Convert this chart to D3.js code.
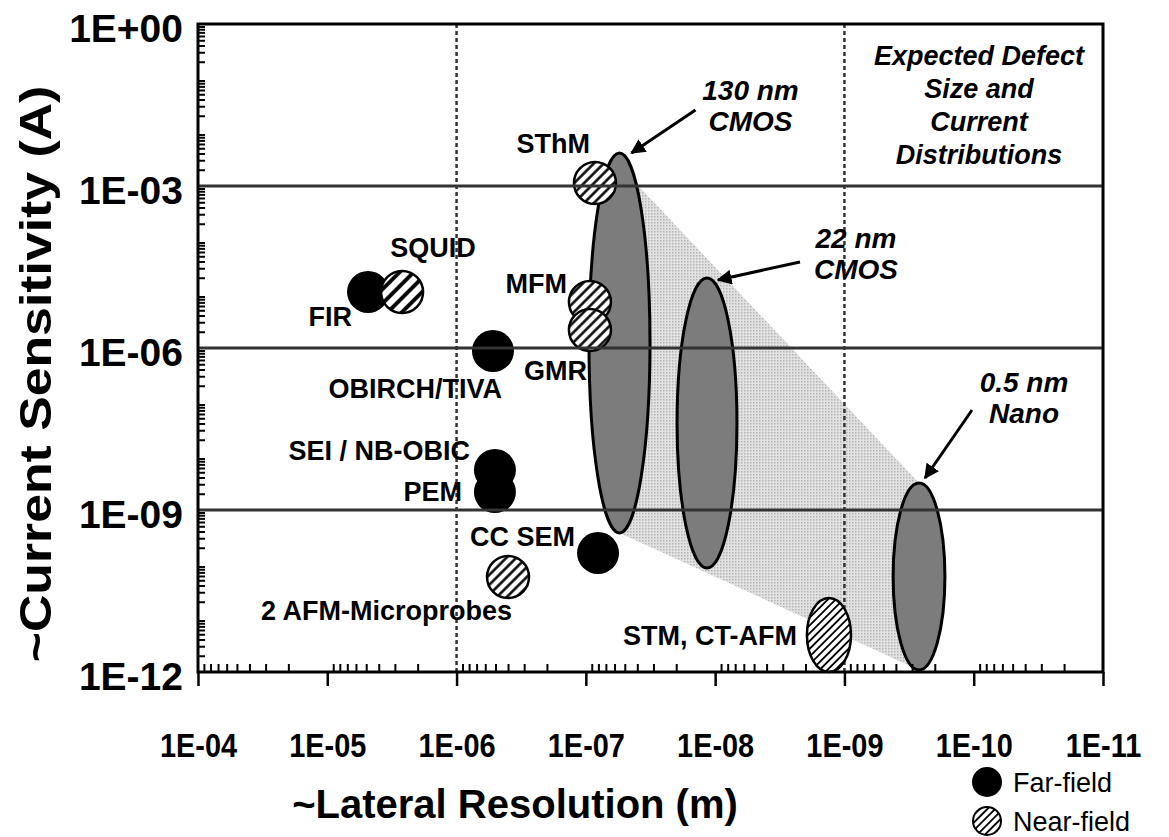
<!DOCTYPE html>
<html>
<head>
<meta charset="utf-8">
<script src="https://cdn.jsdelivr.net/npm/d3@7"></script>
<style>
  body { margin: 0; background: #fff; }
  svg { display: block; font-family: "Liberation Sans", Arial, Helvetica, sans-serif; }
</style>
</head>
<body>
<svg id="chart" width="1169" height="837"></svg>
<script>
// Measurement techniques (markers)
const techNames = ['FIR', 'SQUID', 'OBIRCH/TIVA', 'SEI / NB-OBIC', 'PEM', 'CC SEM', '2 AFM-Microprobes', 'SThM', 'MFM', 'GMR']
const techResolution = [4.84e-6, 2.64e-6, 5.23e-7, 5.05e-7, 5.05e-7, 8.05e-8, 4.0e-7, 8.5e-8, 9.3e-8, 9.3e-8]
const techSensitivity = [1.09e-5, 1.09e-5, 8.8e-7, 5.5e-9, 2.15e-9, 1.6e-10, 5.75e-11, 1.14e-3, 7.1e-6, 2.15e-6]
const techField = ['far', 'near', 'far', 'far', 'far', 'far', 'near', 'near', 'near', 'near']

// STM covers a range, drawn as an ellipse
const stmName = 'STM, CT-AFM'
const stmResolution = [1.95e-9, 8.9e-10]
const stmSensitivity = [2.34e-11, 1e-12]

// Expected defect size / current distributions per technology node
const nodeNames = [['130 nm', 'CMOS'], ['22 nm', 'CMOS'], ['0.5 nm', 'Nano']]
const nodeResolution = [[9.46e-8, 3.19e-8], [1.97e-8, 6.78e-9], [4.2e-10, 1.67e-10]]
const nodeSensitivity = [[4.08e-3, 3.75e-10], [1.98e-5, 8.43e-11], [3.16e-9, 1.09e-12]]

// Shaded trend band joining the nodes
const bandResolution = [5.49e-8, 2.65e-10, 2.65e-10, 5.49e-8]
const bandSensitivity = [2.35e-3, 3.16e-9, 1.09e-12, 3.75e-10]

// Axes
const xTicks = [1e-4, 1e-5, 1e-6, 1e-7, 1e-8, 1e-9, 1e-10, 1e-11]
const xTickLabels = ['1E-04', '1E-05', '1E-06', '1E-07', '1E-08', '1E-09', '1E-10', '1E-11']
const yTicks = [1, 1e-3, 1e-6, 1e-9, 1e-12]
const yTickLabels = ['1E+00', '1E-03', '1E-06', '1E-09', '1E-12']
const gridSensitivity = [1e-3, 1e-6, 1e-9]
const gridResolution = [1e-6, 1e-9]
const boxNote = ['Expected Defect', 'Size and', 'Current', 'Distributions']
const legendItems = ['Far-field', 'Near-field']

// label placement relative to marker centre (anchor, dx, dy)
const labelPlace = {
  'FIR': ['end', -16, 34],
  'SQUID': ['middle', 31, -35],
  'OBIRCH/TIVA': ['end', 9, 47],
  'SEI / NB-OBIC': ['end', -25, -10],
  'PEM': ['end', -33, 9],
  'CC SEM': ['end', -23, -7],
  '2 AFM-Microprobes': ['end', 4, 43],
  'SThM': ['end', -5, -30],
  'MFM': ['end', -23, -9],
  'GMR': ['end', -3, 50]
}
// arrow/text offsets from the top of each node ellipse
const nodeNote = [
  { tip: [12, 0], from: [76, -43], text: [131, -53] },
  { tip: [11, 2], from: [93, -16], text: [149, -30] },
  { tip: [6, -5], from: [53, -73], text: [105, -91] }
]

const plotLeft = 198, plotRight = 1103, plotTop = 24, plotBottom = 672
const x = d3.scaleLog().domain([1e-4, 1e-11]).range([plotLeft, plotRight])
const y = d3.scaleLog().domain([1, 1e-12]).range([plotTop, plotBottom])

const svg = d3.select('#chart')
const defs = svg.append('defs')

// patterns
const hatch = (id, size, w) => {
  const p = defs.append('pattern').attr('id', id)
    .attr('patternUnits', 'userSpaceOnUse')
    .attr('width', size).attr('height', size)
    .attr('patternTransform', 'rotate(-45)')
  p.append('rect').attr('width', size).attr('height', size).attr('fill', '#fff')
  p.append('line').attr('x1', 0).attr('x2', size).attr('y1', size / 2).attr('y2', size / 2)
    .attr('stroke', '#000').attr('stroke-width', w)
}
hatch('hatch', 7, 2.5)
hatch('hatchWide', 10, 3.8)
hatch('hatchSmall', 5.5, 1.8)

const stip = defs.append('pattern').attr('id', 'stipple')
  .attr('patternUnits', 'userSpaceOnUse').attr('width', 3).attr('height', 3)
stip.append('rect').attr('width', 3).attr('height', 3).attr('fill', '#e2e2e2')
stip.append('rect').attr('width', 1.5).attr('height', 1.5).attr('fill', '#b4b4b4')

defs.append('marker').attr('id', 'arrow')
  .attr('viewBox', '0 0 10 10').attr('refX', 9).attr('refY', 5)
  .attr('markerWidth', 5).attr('markerHeight', 5).attr('orient', 'auto')
  .append('path').attr('d', 'M0,0L10,5L0,10z').attr('fill', '#000')

// shaded band
svg.append('path')
  .datum(d3.zip(bandResolution, bandSensitivity))
  .attr('d', d3.line().x(d => x(d[0])).y(d => y(d[1])).curve(d3.curveLinearClosed))
  .attr('fill', 'url(#stipple)')

// dotted vertical lines
svg.append('g').selectAll('line').data(gridResolution).join('line')
  .attr('x1', d => x(d)).attr('x2', d => x(d))
  .attr('y1', plotTop).attr('y2', plotBottom)
  .attr('stroke', '#333').attr('stroke-width', 2.5).attr('stroke-dasharray', '4,3')

// node ellipses
const ell = (rs, ss) => ({
  cx: (x(rs[0]) + x(rs[1])) / 2,
  cy: (y(ss[0]) + y(ss[1])) / 2,
  rx: Math.abs(x(rs[0]) - x(rs[1])) / 2,
  ry: Math.abs(y(ss[0]) - y(ss[1])) / 2
})
const nodes = nodeNames.map((n, i) => Object.assign({ name: n, note: nodeNote[i] }, ell(nodeResolution[i], nodeSensitivity[i])))
svg.append('g').selectAll('ellipse').data(nodes).join('ellipse')
  .attr('cx', d => d.cx).attr('cy', d => d.cy).attr('rx', d => d.rx).attr('ry', d => d.ry)
  .attr('fill', '#7c7c7c').attr('stroke', '#000').attr('stroke-width', 3)

// STM ellipse
const stm = ell(stmResolution, stmSensitivity)
svg.append('ellipse')
  .attr('cx', stm.cx).attr('cy', stm.cy).attr('rx', stm.rx).attr('ry', stm.ry)
  .attr('fill', 'url(#hatchSmall)').attr('stroke', '#000').attr('stroke-width', 2.5)

// technique markers
const techs = techNames.map((n, i) => ({ name: n, res: techResolution[i], sens: techSensitivity[i], field: techField[i] }))
svg.append('g').selectAll('circle').data(techs).join('circle')
  .attr('cx', d => x(d.res)).attr('cy', d => y(d.sens)).attr('r', 21)
  .attr('fill', d => d.field === 'far' ? '#000' : (d.name === 'SQUID' ? 'url(#hatchWide)' : 'url(#hatch)'))
  .attr('stroke', '#000').attr('stroke-width', d => d.field === 'far' ? 0 : 2.5)

// horizontal grid lines (on top)
svg.append('g').selectAll('line').data(gridSensitivity).join('line')
  .attr('x1', plotLeft).attr('x2', plotRight)
  .attr('y1', d => y(d)).attr('y2', d => y(d))
  .attr('stroke', '#333').attr('stroke-width', 3)

// frame
svg.append('path')
  .attr('d', `M${plotLeft},${plotBottom}V${plotTop}H${plotRight}V${plotBottom}Z`)
  .attr('fill', 'none').attr('stroke', '#000').attr('stroke-width', 3)

// axes ticks
const minors = (lo, hi) => d3.range(lo, hi).flatMap(e => d3.range(2, 10).map(k => k * Math.pow(10, e)))
const xAxisMinor = svg.append('g').attr('transform', `translate(0,${plotBottom})`)
  .call(d3.axisTop(x).tickValues(minors(-11, -4)).tickSize(8).tickFormat(''))
const xAxisMajor = svg.append('g').attr('transform', `translate(0,${plotBottom})`)
  .call(d3.axisBottom(x).tickValues(xTicks).tickSize(14).tickPadding(47)
    .tickFormat((d, i) => xTickLabels[i]))
const yAxisMinor = svg.append('g').attr('transform', `translate(${plotLeft},0)`)
  .call(d3.axisRight(y).tickValues(minors(-12, 0)).tickSize(7).tickFormat(''))
const yAxisMajor = svg.append('g').attr('transform', `translate(${plotLeft},0)`)
  .call(d3.axisLeft(y).tickValues(yTicks).tickSize(0).tickPadding(15)
    .tickFormat((d, i) => yTickLabels[i]))
;[xAxisMinor, xAxisMajor, yAxisMinor, yAxisMajor].forEach(a => {
  a.select('.domain').remove()
  a.selectAll('line').attr('stroke', '#000').attr('stroke-width', 2)
})
xAxisMajor.selectAll('line').attr('stroke-width', 2.5)
xAxisMajor.selectAll('text')
  .attr('font-size', 34).attr('font-weight', 'bold').attr('fill', '#000')
  .attr('transform', 'scale(0.85,1)')
  .attr('font-family', '"Liberation Sans", Arial, sans-serif')
yAxisMajor.selectAll('text')
  .attr('font-size', 39).attr('font-weight', 'bold').attr('fill', '#000')
  .attr('dy', '0.45em')
  .attr('font-family', '"Liberation Sans", Arial, sans-serif')

// axis titles
svg.append('text')
  .attr('x', 515).attr('y', 818).attr('text-anchor', 'middle')
  .attr('font-size', 40).attr('font-weight', 'bold')
  .text('~Lateral Resolution (m)')
svg.append('text')
  .attr('transform', 'translate(51,374) rotate(-90) scale(1.15,1)')
  .attr('text-anchor', 'middle')
  .attr('font-size', 45).attr('font-weight', 'bold')
  .text('~Current Sensitivity (A)')

// technique labels
svg.append('g').selectAll('text').data(techs).join('text')
  .attr('x', d => x(d.res) + labelPlace[d.name][1])
  .attr('y', d => y(d.sens) + labelPlace[d.name][2])
  .attr('text-anchor', d => labelPlace[d.name][0])
  .attr('font-size', 27).attr('font-weight', 'bold')
  .text(d => d.name)
svg.append('text')
  .attr('x', stm.cx - stm.rx - 10).attr('y', stm.cy + 10)
  .attr('text-anchor', 'end')
  .attr('font-size', 27).attr('font-weight', 'bold')
  .text(stmName)

// node notes with arrows
const notes = svg.append('g').selectAll('g').data(nodes).join('g')
  .attr('transform', d => `translate(${d.cx},${d.cy - d.ry})`)
notes.append('line')
  .attr('x1', d => d.note.from[0]).attr('y1', d => d.note.from[1])
  .attr('x2', d => d.note.tip[0]).attr('y2', d => d.note.tip[1])
  .attr('stroke', '#000').attr('stroke-width', 3).attr('marker-end', 'url(#arrow)')
notes.append('text')
  .attr('text-anchor', 'middle')
  .attr('font-size', 28).attr('font-weight', 'bold').attr('font-style', 'italic')
  .selectAll('tspan').data(d => d.name.map(s => ({ s, t: d.note.text }))).join('tspan')
  .attr('x', d => d.t[0]).attr('y', (d, i) => d.t[1] + i * 31)
  .text(d => d.s)

// box note
svg.append('text')
  .attr('text-anchor', 'middle')
  .attr('font-size', 27).attr('font-weight', 'bold').attr('font-style', 'italic')
  .selectAll('tspan').data(boxNote).join('tspan')
  .attr('x', 979).attr('y', (d, i) => 65 + i * 33)
  .text(d => d)

// legend
const legend = svg.append('g').attr('transform', 'translate(987,782)')
  .selectAll('g').data(legendItems).join('g')
  .attr('transform', (d, i) => `translate(0,${i * 39})`)
legend.append('circle').attr('r', (d, i) => i ? 14 : 15)
  .attr('fill', (d, i) => i ? 'url(#hatchSmall)' : '#000')
  .attr('stroke', '#000').attr('stroke-width', (d, i) => i ? 2 : 0)
legend.append('text').attr('x', 26).attr('y', 10)
  .attr('font-size', 27)
  .text(d => d)
</script>
</body>
</html>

→ **The problem**: Give again, word for word, every line from the top of the data above to the line holding "const bandSensitivity = [2.35e-3, 3.16e-9, 1.09e-12, 3.75e-10]", inclusive, with the pictures left out.

→ **Expected answer**:
Convert this chart to D3.js code.
<!DOCTYPE html>
<html>
<head>
<meta charset="utf-8">
<script src="https://cdn.jsdelivr.net/npm/d3@7"></script>
<style>
  body { margin: 0; background: #fff; }
  svg { display: block; font-family: "Liberation Sans", Arial, Helvetica, sans-serif; }
</style>
</head>
<body>
<svg id="chart" width="1169" height="837"></svg>
<script>
// Measurement techniques (markers)
const techNames = ['FIR', 'SQUID', 'OBIRCH/TIVA', 'SEI / NB-OBIC', 'PEM', 'CC SEM', '2 AFM-Microprobes', 'SThM', 'MFM', 'GMR']
const techResolution = [4.84e-6, 2.64e-6, 5.23e-7, 5.05e-7, 5.05e-7, 8.05e-8, 4.0e-7, 8.5e-8, 9.3e-8, 9.3e-8]
const techSensitivity = [1.09e-5, 1.09e-5, 8.8e-7, 5.5e-9, 2.15e-9, 1.6e-10, 5.75e-11, 1.14e-3, 7.1e-6, 2.15e-6]
const techField = ['far', 'near', 'far', 'far', 'far', 'far', 'near', 'near', 'near', 'near']

// STM covers a range, drawn as an ellipse
const stmName = 'STM, CT-AFM'
const stmResolution = [1.95e-9, 8.9e-10]
const stmSensitivity = [2.34e-11, 1e-12]

// Expected defect size / current distributions per technology node
const nodeNames = [['130 nm', 'CMOS'], ['22 nm', 'CMOS'], ['0.5 nm', 'Nano']]
const nodeResolution = [[9.46e-8, 3.19e-8], [1.97e-8, 6.78e-9], [4.2e-10, 1.67e-10]]
const nodeSensitivity = [[4.08e-3, 3.75e-10], [1.98e-5, 8.43e-11], [3.16e-9, 1.09e-12]]

// Shaded trend band joining the nodes
const bandResolution = [5.49e-8, 2.65e-10, 2.65e-10, 5.49e-8]
const bandSensitivity = [2.35e-3, 3.16e-9, 1.09e-12, 3.75e-10]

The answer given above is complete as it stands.